2017 Subscription Members will automatically receive
copies of this corpus. 2017 Standard Members may request a copy as part of
their 16 free membership corpora. Non-members may license this data for a fee.
*
(2) IARPA
Babel Tamil Language Pack IARPA-babel204b-v1.1b was
developed by Appen for the IARPA (Intelligence Advanced Research Projects
Activity) Babel program. It contains 200 hours of Tamil
conversational and scripted telephone speech collected in 2012 and 2013 along
with corresponding transcripts.
The Babel program focuses on underserved languages and
seeks to develop speech recognition technology that can be rapidly applied to
any human language to support keyword search performance over large amounts of
recorded speech.
The Tamil speech in this
release represents that spoken in the Northern, Central, Southern and Western
dialect regions of the Indian state of Tamil Nadu. The gender distribution
among speakers is approximately equal; speakers' ages range from 16 years to 65
years. Calls were made using different telephones (e.g., mobile, landline) from
a variety of environments including the street, a home or office, a public
place, and inside a vehicle.
IARPA Babel Tamil Language Pack
IARPA-babel204b-v1.1b is distributed via web download.
2017 Subscription Members will receive copies of this
corpus provided they have submitted
a completed copy of the special license agreement. 2017 Standard Members
may request a copy as part of their 16 free membership corpora. Non-members may
license this data for a fee.
*
(3) KSUEmotions
was developed by King Saud University (KSU)
and contains approximately five hours of emotional Modern Standard Arabic (MSA)
speech from 23 subjects. Speakers were from three countries: Yemen, Saudi
Arabia and Syria.
Subjects read MSA
sentences from newswire text in the following emotions: neutral, anger,
sadness, happiness, surprise, and interrogative (asking a question). Human
reviewers then listened to the recordings to identify the emotion they heard. Audio
was recorded in each participant's home.
KSUEmotions is distributed via web download.

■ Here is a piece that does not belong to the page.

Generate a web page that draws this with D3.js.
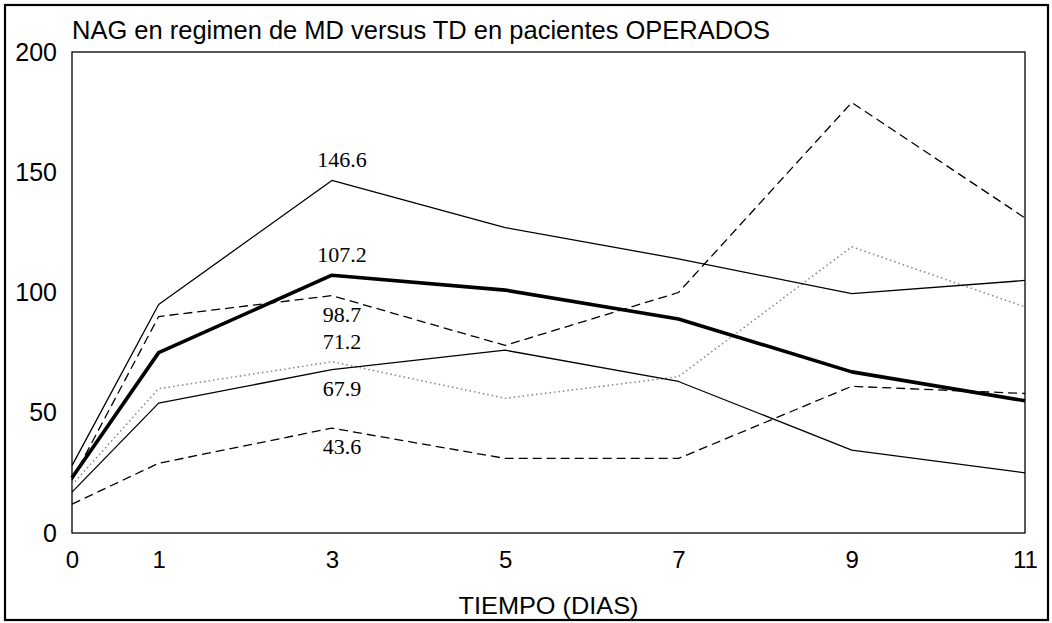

2017 Subscription Members will automatically receive
copies of this corpus. 2017 Standard Members may request a copy as part of
their 16 free membership corpora. Non-members may license this data for a fee.
*
(4) Metalogue Multi-Issue Bargaining Dialogue was
developed by the Metalogue Consortium under the European Community's Seventh Framework Programme for Research and
Technological Development. This release consists of approximately 2.5 hours of semantically
annotated English dialogue data that includes speech and transcripts.
The goal of the
Metalogue project was to develop a dialogue system with flexible dialogue
management to enable the system's behavior in setting goals, choosing
strategies and monitoring various processes. Six unique subjects
(undergraduates between 19 and 25 years of age) were involved in a multi-issue
bargaining scenario in which a representative of a city council and a
representative of small business owners negotiated the implementation of new
anti-smoking regulations. The negotiation involved four issues, each with four
or five options. Participants received a preference profile for each scenario
and negotiated for an agreement with the highest value based on their preference
information. Negotiators were not allowed to accept an agreement with a
negative value or to share their preference profiles with other participants.
The dialogue speech
was captured with two headset microphones and saved in 16kHz, 16-bit mono
linear PCM FLAC format. Transcripts were produced semi-automatically, using an
automatic speech recognizer followed by manual correction.
Metalogue Multi-Issue Bargaining Dialogue is distributed via
web download.
2017 Subscription Members will automatically receive
copies of this corpus. 2017 Standard Members may request a copy as part of
their 16 free membership corpora. Non-members may license this data for a fee.